§ Task prompt
The lines from the top of the material through the line with "const fs = 31.9;" are to be set down exactly. Leave the pictures out.

***** Entries

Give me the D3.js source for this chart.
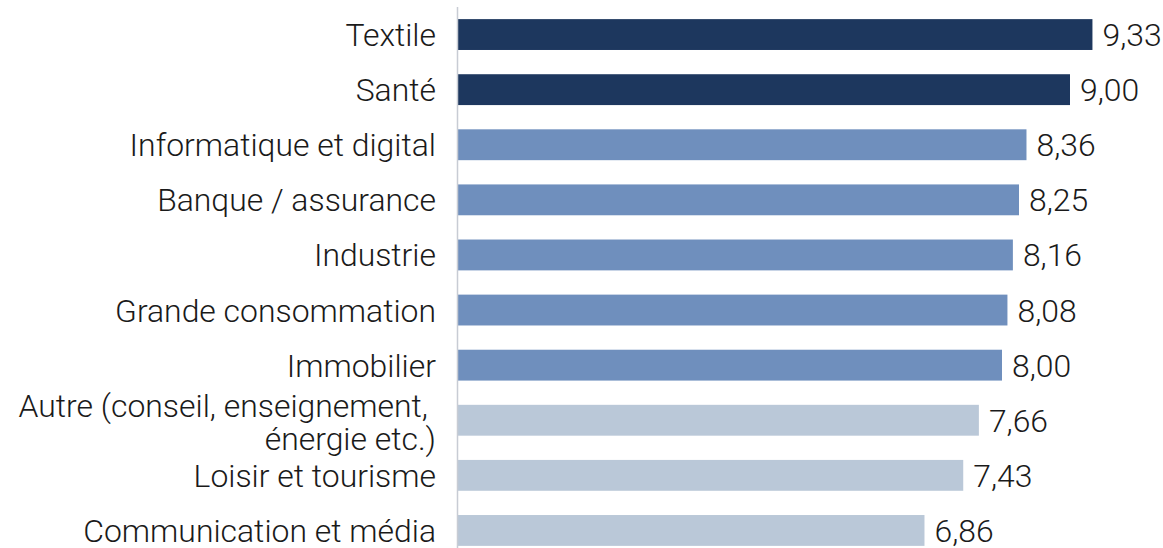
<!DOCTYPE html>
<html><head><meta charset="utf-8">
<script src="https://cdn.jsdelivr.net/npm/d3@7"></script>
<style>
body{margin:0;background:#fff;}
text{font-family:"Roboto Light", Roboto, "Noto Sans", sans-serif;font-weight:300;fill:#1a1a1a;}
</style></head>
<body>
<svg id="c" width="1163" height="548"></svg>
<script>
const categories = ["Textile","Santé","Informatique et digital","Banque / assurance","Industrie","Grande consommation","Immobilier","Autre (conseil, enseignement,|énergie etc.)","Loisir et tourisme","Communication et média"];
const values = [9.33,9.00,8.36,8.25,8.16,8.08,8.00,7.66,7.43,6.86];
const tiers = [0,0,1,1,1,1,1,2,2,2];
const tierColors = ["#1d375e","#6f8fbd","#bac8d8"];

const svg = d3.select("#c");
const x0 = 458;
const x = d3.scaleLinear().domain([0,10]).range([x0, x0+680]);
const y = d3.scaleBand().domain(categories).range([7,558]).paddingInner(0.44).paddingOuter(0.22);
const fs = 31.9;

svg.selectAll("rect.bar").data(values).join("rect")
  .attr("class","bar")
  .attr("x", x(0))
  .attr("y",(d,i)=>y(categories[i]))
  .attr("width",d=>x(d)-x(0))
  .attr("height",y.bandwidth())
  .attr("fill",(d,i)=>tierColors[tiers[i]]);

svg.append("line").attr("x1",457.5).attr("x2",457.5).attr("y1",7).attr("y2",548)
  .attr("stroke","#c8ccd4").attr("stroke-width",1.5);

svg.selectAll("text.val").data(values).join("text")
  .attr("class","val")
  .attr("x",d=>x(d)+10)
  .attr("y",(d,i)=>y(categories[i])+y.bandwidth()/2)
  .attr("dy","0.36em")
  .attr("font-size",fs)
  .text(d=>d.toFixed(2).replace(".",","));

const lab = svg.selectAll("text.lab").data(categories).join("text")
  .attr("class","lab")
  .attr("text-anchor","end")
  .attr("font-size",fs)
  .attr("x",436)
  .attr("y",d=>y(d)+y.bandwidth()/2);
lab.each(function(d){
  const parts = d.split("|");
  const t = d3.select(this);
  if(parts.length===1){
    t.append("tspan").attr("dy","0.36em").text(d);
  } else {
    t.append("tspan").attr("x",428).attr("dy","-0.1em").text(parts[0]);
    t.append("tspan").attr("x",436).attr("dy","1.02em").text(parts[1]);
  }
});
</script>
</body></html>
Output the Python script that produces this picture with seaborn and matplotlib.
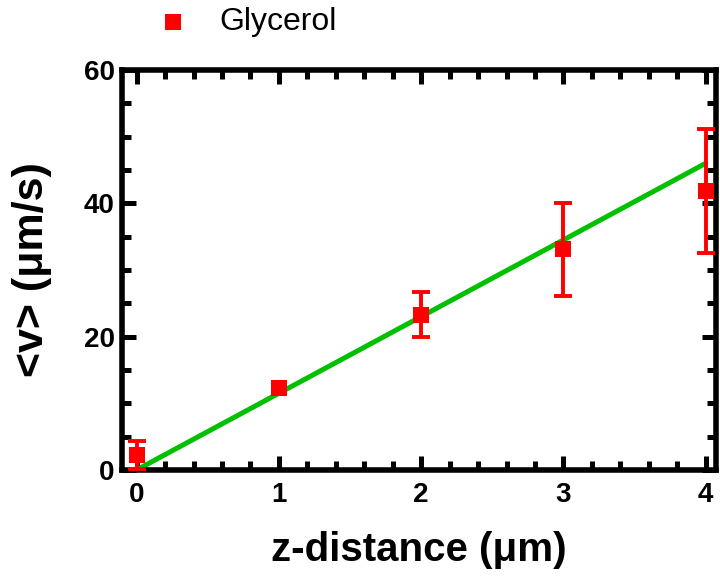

**********

§ Output
Give me the D3.js source for this chart.
<!DOCTYPE html>
<html><head><meta charset="utf-8">
<script src="https://cdn.jsdelivr.net/npm/d3@7"></script>
<style>
body{margin:0;background:#fff;}
text{font-family:"Roboto Light", Roboto, "Noto Sans", sans-serif;font-weight:300;fill:#1a1a1a;}
</style></head>
<body>
<svg id="c" width="1163" height="548"></svg>
<script>
const categories = ["Textile","Santé","Informatique et digital","Banque / assurance","Industrie","Grande consommation","Immobilier","Autre (conseil, enseignement,|énergie etc.)","Loisir et tourisme","Communication et média"];
const values = [9.33,9.00,8.36,8.25,8.16,8.08,8.00,7.66,7.43,6.86];
const tiers = [0,0,1,1,1,1,1,2,2,2];
const tierColors = ["#1d375e","#6f8fbd","#bac8d8"];

const svg = d3.select("#c");
const x0 = 458;
const x = d3.scaleLinear().domain([0,10]).range([x0, x0+680]);
const y = d3.scaleBand().domain(categories).range([7,558]).paddingInner(0.44).paddingOuter(0.22);
const fs = 31.9;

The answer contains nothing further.